The Pension Protection Fund (PPF) provides compensation to members of eligible occupational defined benefit (DB) pension schemes whose employers have become insolvent.

It was created under the Pensions Act 2004 after public concern was raised when employers sponsoring DB pension schemes became insolvent, leaving scheme members with significantly reduced benefits if the scheme was underfunded.

One of the PPF’s key sources of funding is the PPF levy, which is a charge levied annually on all eligible DB pension schemes. This can be a significant and volatile cost for a lot of companies. 

The most significant component of the PPF levy, the risk-based levy, is based on an assessment of the risk that each individual scheme poses to the PPF. It is therefore a direct function of the size of each scheme’s deficit and the probability of insolvency of the scheme’s sponsoring employer(s).

Whilst the levy calculation is clearly defined, there are a large number of moving parts that an employer can influence to ensure that the levy amount paid is a fair reflection of the risk posed by their scheme. Examples of this include analysing the D&B insolvency risk scores, reviewing the asset information provided in the annual Scheme Return, and putting in place contingent assets. 

Barnett Waddingham’s specialist PPF levy team can offer a wide range of services. We have an in-depth knowledge of the PPF levy calculation method, and the various levers that you can pull to ensure that the PPF levy is no higher than it should be. Our team can also provide an estimate of your annual levy invoice to assist with budgeting purposes – we provide around 150 PPF levy estimates each year for our clients.

Barnett Waddingham’s PPF levy team can offer specialist advice and a year-round comprehensive service to manage the size of your PPF levy. This will allow you to pass on responsibility for managing the PPF levy, ensure that your company’s actions do not inadvertently increase the PPF levy, and highlight the full range of options available to reduce the PPF levy.

Our team will produce an annual project plan setting out the key actions that will need to be undertaken during the year, and provide the necessary tools and knowledge to ensure that you do not pay more than your fair share. 

As part of this service, we can also provide companies with a PPF levy dashboard, enabling you to understand the levy calculation, model mitigation actions, and assess the financial implications of changes in your annual accounting information.

Please contact Lewys Curteis if you would like to discuss this further.

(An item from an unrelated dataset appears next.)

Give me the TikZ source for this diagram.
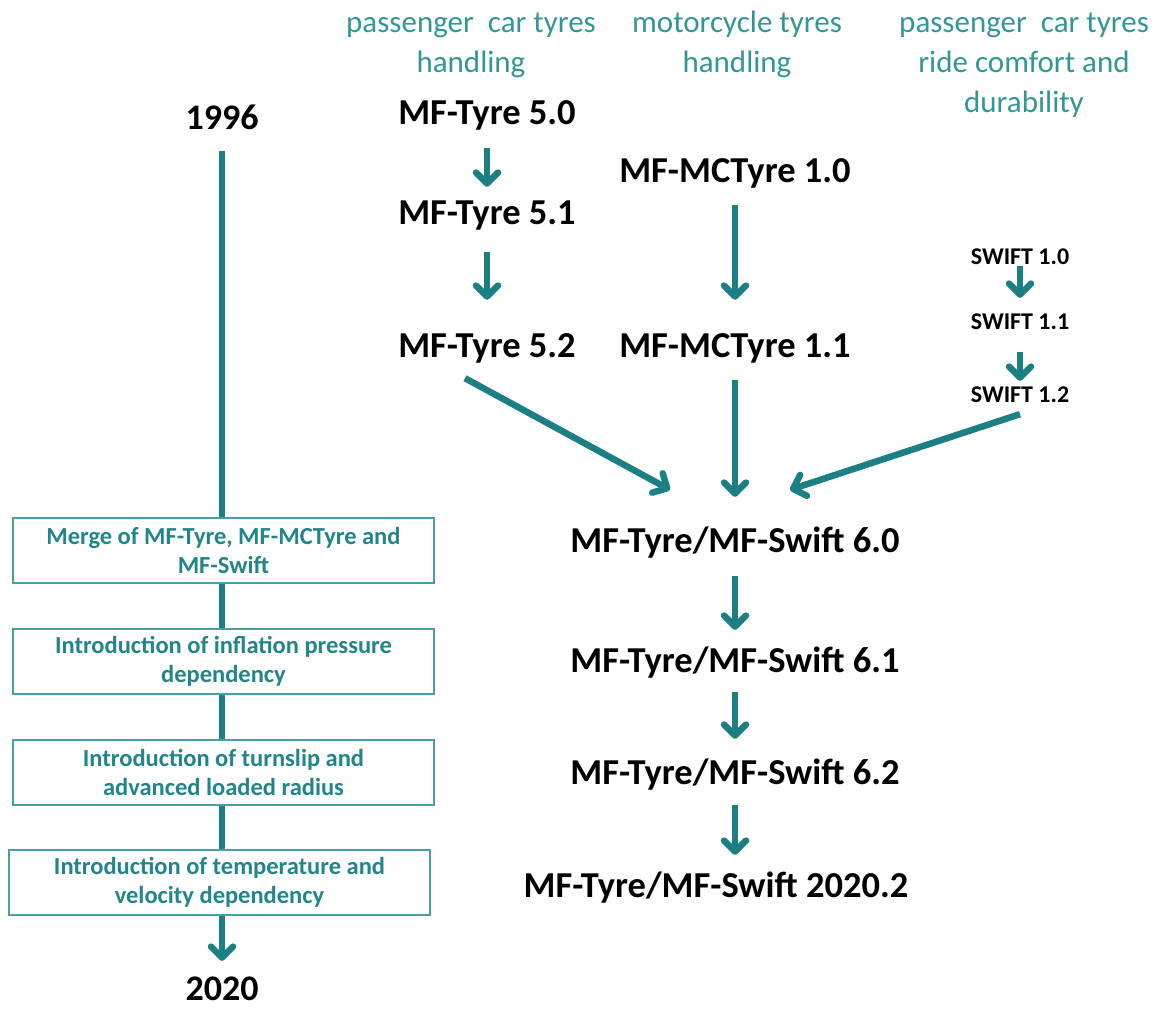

We provide PPF levy management advice to a company sponsoring a multi-billion pound DB pension scheme. The PPF levy is a significant annual cost for the company, and our analysis showed that this cost was set to increase further in future years (into several £ millions). We advised the company on the various actions that they could take to mitigate the expected increase in the levy, including:

  • Reviewing the bespoke asset stress to ensure this properly reflected the underlying risk of the scheme’s assets;
  • Advising on the submission of an out-of-cycle Section 179 valuation to ensure the levy calculation reflected improvements in funding that would not otherwise have been incorporated;
  • Providing detailed analysis and advice on the D&B scores of the sponsoring employers, including realistic actions that could be taken to improve the scores without impacting on the running of the business; and
  • Assessing the feasibility of putting in place a contingent asset. 

The actions taken as a result of our advice mean that the company’s PPF levy is now significantly more manageable, with the annual savings on the levy running into the millions of pounds.